Reinforced Neural Processes: Memory-Efficient Time-Series Forecasting with a World-Feedback-Trained Memory Policy
Abstract
Neural Processes (NPs) provide a lightweight framework for uncertainty-aware regression by conditioning predictions on a compact context set of observed input-output examples in settings such as meta-regression, Bayesian optimization, and spatiotemporal prediction. In continuous learning settings, however, context selection becomes an online memory problem: as new observations arrive, which examples should be retained? Since retaining every observation is intractable, bounded-memory implementations rely on fixed heuristics such as sliding windows, reservoir sampling, or surprise thresholds, each encoding a static memory prior.
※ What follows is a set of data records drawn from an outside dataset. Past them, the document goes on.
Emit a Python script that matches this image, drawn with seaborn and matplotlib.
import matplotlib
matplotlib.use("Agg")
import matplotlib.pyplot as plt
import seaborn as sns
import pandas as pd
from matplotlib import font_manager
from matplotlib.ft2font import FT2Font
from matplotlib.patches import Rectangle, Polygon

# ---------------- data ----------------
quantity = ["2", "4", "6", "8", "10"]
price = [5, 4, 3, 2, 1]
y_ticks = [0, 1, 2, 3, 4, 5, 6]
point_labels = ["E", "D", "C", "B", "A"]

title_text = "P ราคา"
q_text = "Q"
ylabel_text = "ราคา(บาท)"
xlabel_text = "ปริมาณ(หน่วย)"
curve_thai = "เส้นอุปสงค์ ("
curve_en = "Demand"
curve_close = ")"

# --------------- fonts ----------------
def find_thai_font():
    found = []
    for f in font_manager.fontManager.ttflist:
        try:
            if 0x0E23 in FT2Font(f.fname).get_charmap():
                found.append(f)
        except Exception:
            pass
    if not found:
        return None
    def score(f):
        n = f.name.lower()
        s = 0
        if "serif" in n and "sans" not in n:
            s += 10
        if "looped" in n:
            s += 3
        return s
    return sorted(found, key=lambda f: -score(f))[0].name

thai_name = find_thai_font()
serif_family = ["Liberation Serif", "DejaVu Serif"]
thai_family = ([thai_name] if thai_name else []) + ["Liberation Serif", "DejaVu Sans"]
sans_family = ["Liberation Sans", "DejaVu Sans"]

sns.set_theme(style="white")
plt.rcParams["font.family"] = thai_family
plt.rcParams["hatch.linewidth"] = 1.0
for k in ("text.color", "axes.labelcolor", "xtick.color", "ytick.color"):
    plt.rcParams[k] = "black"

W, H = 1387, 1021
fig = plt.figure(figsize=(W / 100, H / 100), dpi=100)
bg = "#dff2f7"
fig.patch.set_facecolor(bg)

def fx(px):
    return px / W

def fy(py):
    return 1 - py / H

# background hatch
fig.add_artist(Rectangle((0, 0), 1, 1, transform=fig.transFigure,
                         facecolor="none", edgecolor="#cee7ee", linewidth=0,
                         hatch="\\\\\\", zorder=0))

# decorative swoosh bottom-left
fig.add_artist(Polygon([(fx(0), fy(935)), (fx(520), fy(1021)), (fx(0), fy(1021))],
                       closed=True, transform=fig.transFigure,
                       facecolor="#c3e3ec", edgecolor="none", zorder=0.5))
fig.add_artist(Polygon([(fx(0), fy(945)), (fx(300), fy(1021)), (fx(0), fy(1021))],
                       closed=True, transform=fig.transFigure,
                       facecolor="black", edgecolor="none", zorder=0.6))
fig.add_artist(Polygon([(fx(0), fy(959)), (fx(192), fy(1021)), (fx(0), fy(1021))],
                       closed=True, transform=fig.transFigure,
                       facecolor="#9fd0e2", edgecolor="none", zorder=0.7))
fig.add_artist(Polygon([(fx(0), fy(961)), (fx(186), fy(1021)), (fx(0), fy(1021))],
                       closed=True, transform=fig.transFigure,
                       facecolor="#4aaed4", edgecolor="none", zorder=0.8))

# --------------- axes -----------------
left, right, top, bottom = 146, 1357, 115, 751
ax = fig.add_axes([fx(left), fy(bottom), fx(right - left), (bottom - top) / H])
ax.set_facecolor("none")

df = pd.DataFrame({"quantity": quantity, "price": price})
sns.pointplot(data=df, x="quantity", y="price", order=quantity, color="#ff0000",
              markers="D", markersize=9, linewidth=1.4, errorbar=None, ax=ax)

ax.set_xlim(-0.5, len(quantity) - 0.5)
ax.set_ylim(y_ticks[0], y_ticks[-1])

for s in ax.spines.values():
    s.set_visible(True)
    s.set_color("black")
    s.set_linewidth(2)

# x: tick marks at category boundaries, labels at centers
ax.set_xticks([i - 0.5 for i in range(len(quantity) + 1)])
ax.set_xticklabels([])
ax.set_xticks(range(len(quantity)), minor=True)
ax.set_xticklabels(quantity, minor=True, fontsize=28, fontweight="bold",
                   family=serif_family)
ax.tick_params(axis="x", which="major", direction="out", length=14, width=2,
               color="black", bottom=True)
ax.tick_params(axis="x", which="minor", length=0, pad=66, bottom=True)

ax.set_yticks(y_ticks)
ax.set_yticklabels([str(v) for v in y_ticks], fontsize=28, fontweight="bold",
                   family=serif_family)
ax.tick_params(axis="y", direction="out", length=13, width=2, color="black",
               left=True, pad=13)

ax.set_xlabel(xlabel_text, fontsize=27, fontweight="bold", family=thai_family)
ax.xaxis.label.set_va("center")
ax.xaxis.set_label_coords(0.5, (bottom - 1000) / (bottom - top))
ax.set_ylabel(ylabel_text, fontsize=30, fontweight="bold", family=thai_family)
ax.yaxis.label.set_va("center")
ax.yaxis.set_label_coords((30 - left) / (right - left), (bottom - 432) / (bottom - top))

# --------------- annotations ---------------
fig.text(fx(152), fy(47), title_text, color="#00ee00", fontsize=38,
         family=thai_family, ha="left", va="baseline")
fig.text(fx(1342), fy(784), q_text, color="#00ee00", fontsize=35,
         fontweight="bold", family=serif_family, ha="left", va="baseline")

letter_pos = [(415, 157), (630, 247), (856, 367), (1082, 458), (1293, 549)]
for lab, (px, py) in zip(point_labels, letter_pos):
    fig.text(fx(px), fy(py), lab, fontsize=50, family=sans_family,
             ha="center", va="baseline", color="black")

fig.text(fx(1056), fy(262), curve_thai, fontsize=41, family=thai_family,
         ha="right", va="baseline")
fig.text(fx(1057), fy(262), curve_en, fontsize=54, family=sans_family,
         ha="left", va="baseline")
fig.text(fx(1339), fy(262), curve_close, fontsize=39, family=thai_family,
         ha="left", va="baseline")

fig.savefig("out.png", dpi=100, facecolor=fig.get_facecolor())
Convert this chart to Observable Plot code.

We introduce Reinforced Neural Processes (RNP), a backbone-agnostic memory framework that pairs a tiered context buffer with a gated two-branch encoder and learns an insertion/eviction policy from world feedback: the downstream predictive log-likelihood induced by each memory action relative to its counterfactual alternative. We instantiate RNP on attention (R-ANP) and convolutional (R-ConvCNP) backbones and evaluate on four streaming benchmarks (delay-differential systems, regime-switching streams, abrupt-MNIST, and a wearable energy-expenditure dataset) across varying memory budgets. The best RNP variant attains the highest likelihood on 27 of 32 streams.